The right conservative standard is not “block everything.” It is “build with receipts.” Publish a summary of submissions. List which laws could be overridden, narrowed or reassigned. Identify which project categories benefit. Show the timeline from application to decision, including where public comment, Indigenous rights analysis and judicial-risk review fit. Then attach performance metrics so Parliament can see whether faster approvals actually produce completed projects.
Carney wants to brand himself as the competent builder after a decade of Liberal bottlenecks. Fine. The fall bill is his chance to prove it. But competence is not measured by how quickly Ottawa writes itself new discretion. It is measured by whether taxpayers, provinces, Indigenous communities, proponents and environmental watchdogs can see the rules before power is used.
The consultation clock is running. This time, Canadians should not accept “trust us” as the project plan.

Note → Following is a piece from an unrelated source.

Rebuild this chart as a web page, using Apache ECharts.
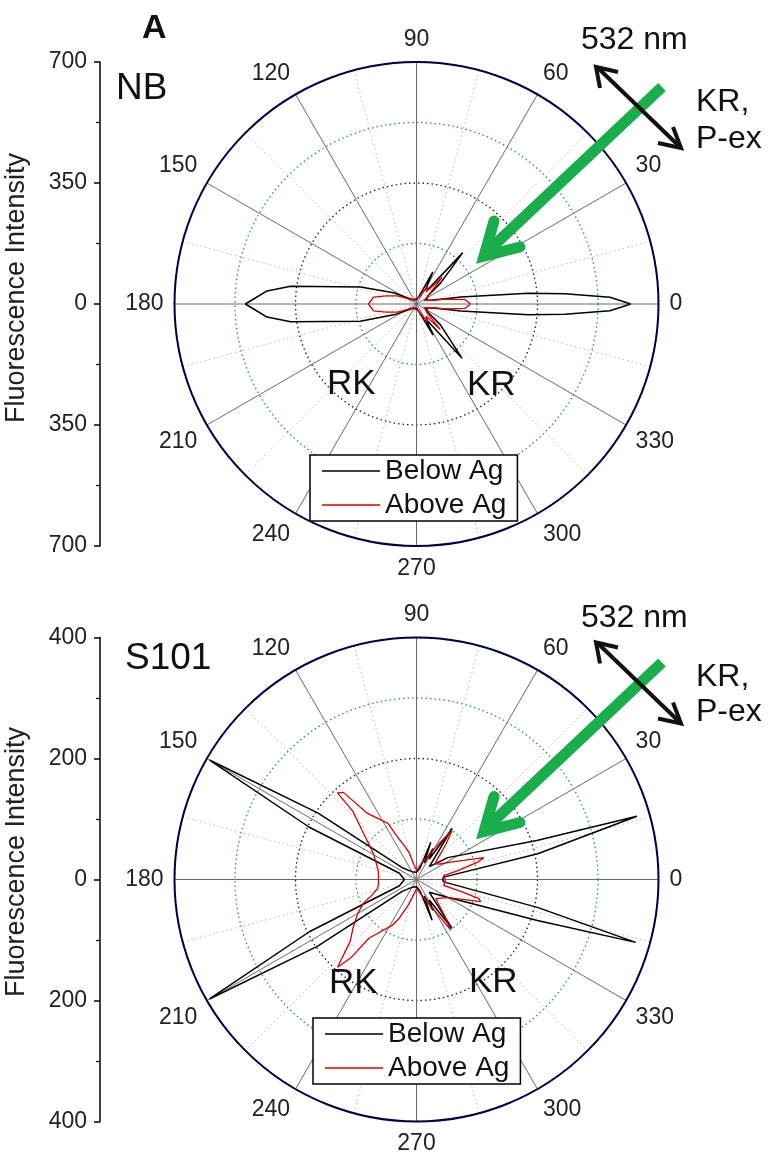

- Government of Canada: Engagement period extended on proposed reforms to strengthen one Canadian economy
- Canadian Press via CityNews Halifax: Ottawa pumps the brakes on proposed changes to major project environmental reviews
- The Deep Dive: Ottawa Buys Time on Environmental Review Overhaul as Critics Close In
This article argues for transparent fast-track rules, public submission summaries and durable legal safeguards before Parliament votes on major-project review changes.